#TransitGateway - As part of “Port Perspectives”, Transit Gateway is a project that documents the transitional changes of the shape of Dublin Port from its medieval shoreline to its current infrastructure.
Transit Gateway is an artistic mapping cartography that shows the changing connections of the city and the port throughout the years, and how the port as a gateway creates a vital connection of the city with the wider world. In collaboration with partners and the local community, the artist Silvia Loeffler has been commissioned by Dublin Port Company to create a social and collaborative artistic mapping project that looks at the port ‘s transitional phases over a time period of 9 months.
A large-scale installation series loosely based on the various maps used by H.A. Gilligan in his “History of the Port of Dublin” is currently being created, and the works are displayed in the Terminal 1 Building in Dublin Port. Each month, a new map layer will be added to the installation.
Venue
Each month, a specific seminar, which is held in the LAB on Foley Street, in order ‘to bring the port back into the city’, accompanies a specific map layer.
“Dublin Port from 1947 to 1964/ Reconstruction” is the seventh seminar in this series. This time period was marked by the rebuilding of Custom House Quay West, No. 2 Graving Dock, No. 2 Ro-ro berth, and the quay superstructure of Ocean Pier took place, so now gas (besides the main fuels coal and oil) could be safely transported into Dublin. The construction of a whole Oil Zone took place, with the East Oil jetty and the West Oil jetty now being faced by a Pilot Shore Station in the heart of the Port.
A significant amount of reclaimed lands added to the port expansion. There were major changes on the Poolbeg Peninsula. The ESB experienced difficulty in obtaining coal supply for its old generating station at Pidgeon House, so they leased and converted an unused refinery boilerhouse to Ringsend No. 2 Station, which came into operation in 1955. A new wharf was constructed to enable tankers to discharge oil into the station’s storage tanks.
We hope that you are able to join us with the discussion of this particular era, where modernisation of equipment and electro-hydraulic design shaped a sort of brave new world port landscape. On a more natural note, the smell of the Liffey and various forms of ‘unsightliness’ were more in the public eye than ever, and environmental issues became prevalent. We will elaborate on the meanings of “reconstruction” in a postwar as well as in a contemporary context, and we will connect associations of progress and automation with machine aesthetics and the human body.
Speaker panel:
tba (Liebherr port technology)
Aoife Desmond (interdisciplinary artist)
Conor McGarrigle (artist and researcher)
Seminar Registration
This seminar is the seventh in a series of nine. The event is free, but places are limited. Please make sure to register by contacting Eventbrite here.

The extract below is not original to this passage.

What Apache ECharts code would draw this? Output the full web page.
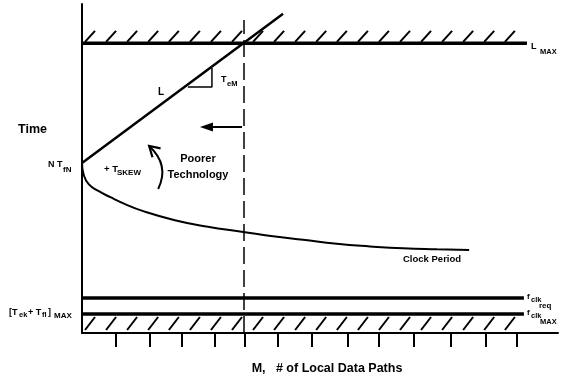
<!DOCTYPE html>
<html><head><meta charset="utf-8">
<script src="https://cdn.jsdelivr.net/npm/echarts@6/dist/echarts.min.js"></script>
<style>html,body{margin:0;padding:0;background:#fff}#c{width:563px;height:381px}</style>
</head><body><div id="c"></div>
<script>
// ---- data (x = M, # of local data paths; y = time, arbitrary units) ----
const xTicks = [1.02, 2.04, 2.99, 3.98, 4.88, 5.87, 6.89, 7.96, 8.89, 9.94, 11.05, 12.10, 13.02];
const lMax = [[0, 88.3], [13.32, 88.3]];
const fclkReq = [[0, 10.67], [13.23, 10.67]];
const fclkMax = [[0, 5.79], [13.23, 5.79]];
const lineL = [[0, 51.8], [6.02, 97.3]];
const clockPeriod = [[0, 51.8], [0.05, 48.3], [0.2, 45.4], [0.49, 43.3], [0.85, 41.4], [1.29, 39.3], [1.79, 37.3], [2.78, 34.4], [3.77, 32.4], [4.78, 30.9], [5.78, 29.4], [6.62, 28.4], [7.63, 27.2], [8.62, 26.4], [9.61, 25.8], [10.63, 25.5], [11.59, 25.3]];
const dashedM = [[4.85, 0], [4.85, 95.4]];
const slopeTriangle = [[3.17, 75.0], [3.89, 75.0], [3.89, 80.8]];
const arrowLeft = [[4.79, 62.8], [3.53, 62.8]];
const skewArrow = [[2.28, 43.9], [2.63, 51.2], [2.01, 57.0]]; // start, control, tip
const hatchX = [0.09, 0.72, 1.35, 1.98, 2.60, 3.23, 3.86, 4.49, 5.12, 5.75, 6.38, 7.01, 7.63, 8.26, 8.89, 9.52, 10.15, 10.78, 11.41, 12.04, 12.66];

const FONT = "'Liberation Sans', Arial, Helvetica, sans-serif";
const BLACK = '#000';

function plainLine(data, width, extra) {
  return Object.assign({
    type: 'line', data: data, symbol: 'none', silent: true, animation: false,
    lineStyle: { color: BLACK, width: width }
  }, extra || {});
}
function hatchSeries(level, dy1, dy2) {
  return {
    type: 'custom', silent: true, animation: false, clip: false,
    data: hatchX.map(v => [v, level]),
    renderItem: function (params, api) {
      const p = api.coord([api.value(0), api.value(1)]);
      return { type: 'line', shape: { x1: p[0], y1: p[1] + dy1, x2: p[0] + 10, y2: p[1] + dy2 },
        style: { stroke: BLACK, lineWidth: 2 } };
    }
  };
}
function txt(x, y, text, size, extra) {
  return {
    type: 'text', x: x, y: y, silent: true,
    style: Object.assign({ text: text, font: 'bold ' + size + 'px ' + FONT, fill: BLACK,
      align: 'left', verticalAlign: 'middle' }, extra || {})
  };
}

const chart = echarts.init(document.getElementById('c'), null, { renderer: 'canvas' });
chart.setOption({
  backgroundColor: '#fff',
  animation: false,
  grid: { left: 82, top: 4, width: 476, height: 329 },
  xAxis: {
    type: 'value', min: 0, max: 14.25,
    axisLine: { show: true, onZero: false, lineStyle: { color: BLACK, width: 2 } },
    axisTick: { show: true, customValues: xTicks, length: 14, inside: false, lineStyle: { color: BLACK, width: 2 } },
    axisLabel: { show: false }, splitLine: { show: false }
  },
  yAxis: {
    type: 'value', min: 0, max: 100.3,
    axisLine: { show: true, lineStyle: { color: BLACK, width: 2 } },
    axisTick: { show: false }, axisLabel: { show: false }, splitLine: { show: false }
  },
  series: [
    plainLine(dashedM, 1.5, { lineStyle: { color: BLACK, width: 1.5, type: [17, 6] } }),
    plainLine(lMax, 3.5),
    plainLine(fclkReq, 3.5),
    plainLine(fclkMax, 3.5),
    hatchSeries(lMax[0][1], -1.5, -12.5),
    hatchSeries(fclkMax[0][1], 16, 3),
    plainLine(lineL, 2.5),
    plainLine(clockPeriod, 2, { smooth: 0.5 }),
    plainLine(slopeTriangle, 1.5),
    {
      type: 'custom', silent: true, animation: false, clip: false, data: [[0, 0]],
      renderItem: function (params, api) {
        const a = api.coord(arrowLeft[0]), b = api.coord(arrowLeft[1]);
        const s = api.coord(skewArrow[0]), c = api.coord(skewArrow[1]), t = api.coord(skewArrow[2]);
        let dx = t[0] - c[0], dy = t[1] - c[1];
        const len = Math.hypot(dx, dy); dx /= len; dy /= len;
        const nx = -dy, ny = dx, L = 10, W = 6;
        return { type: 'group', children: [
          { type: 'line', shape: { x1: a[0], y1: a[1], x2: b[0] + 8, y2: b[1] }, style: { stroke: BLACK, lineWidth: 2 } },
          { type: 'polygon', shape: { points: [[b[0], b[1]], [b[0] + 13, b[1] - 4.5], [b[0] + 13, b[1] + 4.5]] }, style: { fill: BLACK } },
          { type: 'bezierCurve', shape: { x1: s[0], y1: s[1], x2: t[0], y2: t[1], cpx1: c[0], cpy1: c[1] }, style: { stroke: BLACK, lineWidth: 2, fill: null } },
          { type: 'polyline', shape: { points: [
            [t[0] - dx * L + nx * W, t[1] - dy * L + ny * W], [t[0], t[1]], [t[0] - dx * L - nx * W, t[1] - dy * L - ny * W]] },
            style: { stroke: BLACK, lineWidth: 2.2, fill: null } }
        ] };
      }
    }
  ],
  graphic: [
    txt(18, 130, 'Time', 12.5),
    txt(48, 165, 'N T', 9),
    txt(63, 170, 'fN', 8),
    txt(158, 92, 'L', 10),
    txt(221, 80, 'T', 9),
    txt(227, 84, 'eM', 7.5),
    txt(104, 169, '+ T', 9.5),
    txt(117, 173, 'SKEW', 8),
    txt(198, 159, 'Poorer', 11, { align: 'center' }),
    txt(198, 175, 'Technology', 11, { align: 'center' }),
    txt(403, 259, 'Clock Period', 9.5),
    txt(531, 47, 'L', 9),
    txt(540, 52, 'MAX', 7.5),
    txt(527, 297, 'f', 8),
    txt(531, 300, 'clk', 7.5),
    txt(539, 306, 'req', 8),
    txt(527, 313, 'f', 8),
    txt(531, 316, 'clk', 7.5),
    txt(540, 322, 'MAX', 7.5),
    txt(9, 313, '[T', 9),
    txt(19, 315, 'ek', 7.5),
    txt(28, 313, '+ T', 9),
    txt(42, 315, 'fl', 7.5),
    txt(48, 313, ']', 9),
    txt(54, 316, 'MAX', 8),
    txt(327, 369, 'M,   # of Local Data Paths', 12.5, { align: 'center' })
  ]
});
</script></body></html>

The Transit Gateway seminars are part of a wider public engagement programme for Port Perspectives 2017. They are funded by Dublin Port Company and the LAB Gallery.
Dublin Port's 2017 Port Perspectives / Engagement Programme has been developed in collaboration with Dublin City Council, Dublin City Gallery, The Hugh Lane, UCD School of Architecture, National College of Art and Design, Irish Architecture Foundation, Create [the National Collaborative Arts Agency] and Business to Arts.
Dr Silvia Loeffler is an artist, researcher and educator in Visual Culture. She is the organiser of the Transit Gateway seminars, funded by Dublin Port Company, and run in close collaboration with the LAB. This seminar series will continue until October 2017 and is part of Silvia's artistic cartography 'Transit Gateway: A Deep Mapping of Dublin Port'.